Start SUPPLIED INFORMATION

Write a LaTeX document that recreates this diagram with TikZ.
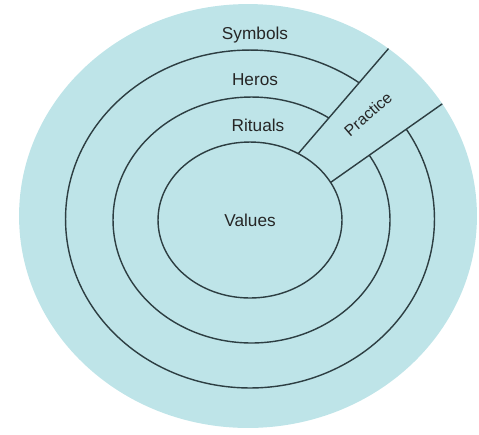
\documentclass[tikz,border=0pt]{standalone}
\usepackage{fontspec}
\setmainfont{Liberation Sans}
\usetikzlibrary{shapes.geometric,backgrounds,calc}
\definecolor{onionblue}{RGB}{190,228,232}
\definecolor{ringline}{RGB}{45,62,66}

\begin{document}
\begin{tikzpicture}[x=0.02cm, y=-0.02cm,
  layer/.style={ellipse, inner sep=0pt, outer sep=0pt, draw=ringline, line width=0.8pt},
  disc/.style={ellipse, inner sep=0pt, outer sep=0pt, fill=onionblue},
  ringtext/.style={font=\fontsize{9.8pt}{12pt}\selectfont, text=black!85},
  edge/.style={draw=ringline, line width=0.8pt}
]
\useasboundingbox (0,0) rectangle (479,434);
\node[layer, minimum width=3.68cm, minimum height=3.12cm, ringtext] (values) at (250,220) {Values};
\begin{scope}[on background layer]
\node[disc, minimum width=9.16cm, minimum height=8.48cm] (symbols) at (248,216) {};
\node[layer, minimum width=7.38cm, minimum height=6.76cm] (heros) at (250,219) {};
\node[layer, minimum width=5.54cm, minimum height=4.92cm] (rituals) at (251.5,220) {};
\coordinate (pa) at (values.54);
\coordinate (pb) at (symbols.50);
\coordinate (pc) at (symbols.30);
\coordinate (pd) at (values.25);
\fill[onionblue] ($(pa)!-0.2!(pb)$) -- (pb) -- (pc) -- ($(pd)!-0.2!(pc)$) -- cycle;
\end{scope}
\draw[edge] (pa) -- (pb);
\draw[edge] (pd) -- (pc);
\node[ringtext] (t-symbols) at (255,35) {Symbols};
\node[ringtext] (t-heros) at (255,80) {Heros};
\node[ringtext] (t-rituals) at (258,125) {Rituals};
\node[ringtext, rotate=41, font=\fontsize{9pt}{11pt}\selectfont] (t-practice) at (368,114) {Practice};
\end{tikzpicture}
\end{document}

End SUPPLIED INFORMATION

Your task is to repeat the data above exactly while excluding the pictures.

ANSWER TO THIS TASK:
Write a LaTeX document that recreates this diagram with TikZ.
\documentclass[tikz,border=0pt]{standalone}
\usepackage{fontspec}
\setmainfont{Liberation Sans}
\usetikzlibrary{shapes.geometric,backgrounds,calc}
\definecolor{onionblue}{RGB}{190,228,232}
\definecolor{ringline}{RGB}{45,62,66}

\begin{document}
\begin{tikzpicture}[x=0.02cm, y=-0.02cm,
  layer/.style={ellipse, inner sep=0pt, outer sep=0pt, draw=ringline, line width=0.8pt},
  disc/.style={ellipse, inner sep=0pt, outer sep=0pt, fill=onionblue},
  ringtext/.style={font=\fontsize{9.8pt}{12pt}\selectfont, text=black!85},
  edge/.style={draw=ringline, line width=0.8pt}
]
\useasboundingbox (0,0) rectangle (479,434);
\node[layer, minimum width=3.68cm, minimum height=3.12cm, ringtext] (values) at (250,220) {Values};
\begin{scope}[on background layer]
\node[disc, minimum width=9.16cm, minimum height=8.48cm] (symbols) at (248,216) {};
\node[layer, minimum width=7.38cm, minimum height=6.76cm] (heros) at (250,219) {};
\node[layer, minimum width=5.54cm, minimum height=4.92cm] (rituals) at (251.5,220) {};
\coordinate (pa) at (values.54);
\coordinate (pb) at (symbols.50);
\coordinate (pc) at (symbols.30);
\coordinate (pd) at (values.25);
\fill[onionblue] ($(pa)!-0.2!(pb)$) -- (pb) -- (pc) -- ($(pd)!-0.2!(pc)$) -- cycle;
\end{scope}
\draw[edge] (pa) -- (pb);
\draw[edge] (pd) -- (pc);
\node[ringtext] (t-symbols) at (255,35) {Symbols};
\node[ringtext] (t-heros) at (255,80) {Heros};
\node[ringtext] (t-rituals) at (258,125) {Rituals};
\node[ringtext, rotate=41, font=\fontsize{9pt}{11pt}\selectfont] (t-practice) at (368,114) {Practice};
\end{tikzpicture}
\end{document}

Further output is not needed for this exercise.